La création d'un organe de ce genre exige de gros efforts. Mais c'est une tâche qui ne peut pas être repoussée. C'est pourquoi il faut le faire.

  1. Trotsky fait ici allusion à Schober, voir note 2
  2. Johann Schober (1874-1932), ancien haut fonctionnaire de la police impériale des Habsbourg, chef de la police de Vienne en 1914 puis 1924, était pour la seconde fois Chancelier d'Autriche depuis le mois de septembre.
  3. Karl Seitz (1869-1950) social-démocrate, social-patriote pendant la guerre, ancien président de la République, était bourgmestre de Vienne.
  4. I. G. Tseretelli (1882-1959) menchevik géorgien était ministre dans le Gouvernement provisoire.
  5. Max Adler (1873-1937) fut un des théoriciens "de gauche" de l'austro-marxisme.

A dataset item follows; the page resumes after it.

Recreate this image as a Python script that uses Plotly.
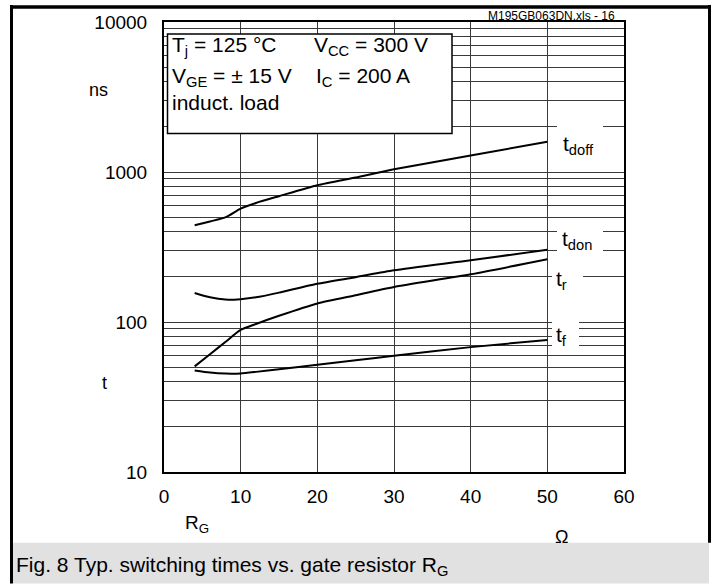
import plotly.graph_objects as go

# ---- data (gate resistor R_G in ohm, times in ns) ----
rg = [4, 6, 8, 10, 12, 15, 20, 25, 30, 40, 50]
t_doff = [441, 468, 498, 570, 622, 690, 817, 920, 1042, 1290, 1590]
t_don = [156, 146, 141, 142, 146, 157, 180, 199, 221, 258, 303]
t_r = [50.6, 61, 73.5, 88.5, 97, 110, 133, 151, 171, 208, 262]
t_f = [47.5, 46, 45.3, 45.4, 46.5, 48.5, 51.9, 55.5, 59.6, 68, 76]

x_ticks = [0, 10, 20, 30, 40, 50, 60]
y_decades = [10, 100, 1000, 10000]
y_tick_labels = ["10", "100", "1000", "10000"]
minor_steps = [2, 3, 4, 5, 6, 7, 8, 9]

series = [("t_doff", t_doff), ("t_don", t_don), ("t_r", t_r), ("t_f", t_f)]

# ---- geometry helpers (pixel -> paper) ----
W, H = 717, 584
L, R, T, B = 164, 624, 20, 472


def px(x):
    return (x - L) / (R - L)


def py(y):
    return (B - y) / (B - T)


FONT = "Liberation Sans, Arial, Helvetica, sans-serif"

fig = go.Figure()
for name, vals in series:
    fig.add_trace(go.Scatter(x=rg, y=vals, mode="lines", name=name,
                             line=dict(color="black", width=2, shape="spline", smoothing=0.6),
                             hoverinfo="x+y"))

# grid values (decades + minor steps)
tickvals, ticktext = [], []
for d, lab in zip(y_decades, y_tick_labels):
    tickvals.append(d)
    ticktext.append(lab)
    if d < y_decades[-1]:
        for m in minor_steps:
            tickvals.append(d * m)
            ticktext.append("")

GRID = "#3a3a3a"
fig.update_layout(
    width=W, height=H,
    margin=dict(l=L, r=W - R, t=T, b=H - B, pad=0),
    paper_bgcolor="white", plot_bgcolor="white",
    showlegend=False,
    font=dict(family=FONT, color="black", size=18),
    xaxis=dict(range=[0, 60], tickvals=x_ticks, ticktext=[str(v) for v in x_ticks],
               showgrid=True, gridcolor=GRID, gridwidth=1,
               showline=True, linecolor="black", linewidth=2, mirror=True,
               ticks="", zeroline=False, tickfont=dict(size=19), ticklabelstandoff=6),
    yaxis=dict(type="log", range=[1, 4], tickvals=tickvals, ticktext=ticktext,
               showgrid=True, gridcolor=GRID, gridwidth=1,
               showline=True, linecolor="black", linewidth=2, mirror=True,
               ticks="", zeroline=False, tickfont=dict(size=19), ticklabelstandoff=11),
)

shapes = []
# condition box (white, covers grid)
shapes.append(dict(type="rect", xref="paper", yref="paper",
                   x0=px(167.5), x1=px(452), y0=py(132), y1=py(32),
                   fillcolor="white", line=dict(color="black", width=1.5), layer="above"))
# white gaps behind the curve labels
for x0, x1, y0, y1 in [(557, 603, 116, 160), (557, 603, 223, 257), (552, 583, 264, 292), (552, 579, 317, 350)]:
    shapes.append(dict(type="rect", xref="paper", yref="paper",
                       x0=px(x0), x1=px(x1), y0=py(y1), y1=py(y0),
                       fillcolor="white", line=dict(width=0), layer="above"))
# caption band
shapes.append(dict(type="rect", xref="paper", yref="paper",
                   x0=px(13), x1=px(709), y0=py(584), y1=py(543),
                   fillcolor="#e1e1e1", line=dict(width=0), layer="above"))
# outer frame
shapes.append(dict(type="line", xref="paper", yref="paper", x0=px(11.5), x1=px(11.5), y0=py(3), y1=py(584),
                   line=dict(color="black", width=3)))
shapes.append(dict(type="line", xref="paper", yref="paper", x0=px(10), x1=px(711), y0=py(5), y1=py(5),
                   line=dict(color="black", width=3.5)))
shapes.append(dict(type="line", xref="paper", yref="paper", x0=px(709.5), x1=px(709.5), y0=py(3), y1=py(543),
                   line=dict(color="black", width=3)))
fig.update_layout(shapes=shapes)


def ann(text, x, y, size=18, xanchor="left", yanchor="middle"):
    fig.add_annotation(text=text, xref="paper", yref="paper", x=px(x), y=py(y),
                       xanchor=xanchor, yanchor=yanchor, showarrow=False,
                       font=dict(family=FONT, size=size, color="black"))


# condition text
ann("T<sub>j</sub> = 125 °C", 170, 44, size=21)
ann("V<sub>CC</sub> = 300 V", 312, 44, size=21)
ann("V<sub>GE</sub> = ± 15 V", 170, 75, size=21)
ann("I<sub>C</sub> = 200 A", 314, 75, size=21)
ann("induct. load", 170, 101, size=21)

# curve labels
ann("t<sub>doff</sub>", 561, 144, size=21)
ann("t<sub>don</sub>", 560, 239, size=21)
ann("t<sub>r</sub>", 554, 279, size=21)
ann("t<sub>f</sub>", 554, 335, size=21)

# axis labels
ann("ns", 98, 88, size=18, xanchor="center")
ann("t", 104, 383, size=18, xanchor="center")
ann("R<sub>G</sub>", 183, 524, size=19)
ann("Ω", 561, 537, size=18, xanchor="center")

# file reference
ann("M195GB063DN.xls - 16", 617, 13.5, size=12, xanchor="right")

# caption
ann("Fig. 8 Typ. switching times vs. gate resistor R<sub>G</sub>", 14, 566, size=21)

fig.write_html("out.html", config={"displayModeBar": False},
               post_script="document.body.style.margin='0';document.body.style.padding='0';")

  6. Purcell était le représentant britannique dans le comité syndical anglo-russe et Tchiang Kaï-chek le chef du Guomindang auquel le P.C. s'était subordonné. Les communistes polonais avaient été favorables en 1926 au coup d'Etat du maréchal Jozef Pilsudski,(1867-1935). Ils avaient accepté dans l'Internationale paysanne le leader du parti paysan croate Stepan Radjl (1871-1928) et les communistes américains avaient flirté avec le sénateur "progressiste" Robert M. LaFollette (1855-1925).
  7. Friedrich Adler (1879-1960), meurtrier du premier ministre pendant la guerre, leader de l'aile gauche, était devenu secrétaire de l'Internationale ouvrière et socialiste. Il était en retrait de la politique autrichienne. Il était le fils du leader historique du parti social-démocrate Victor Adler.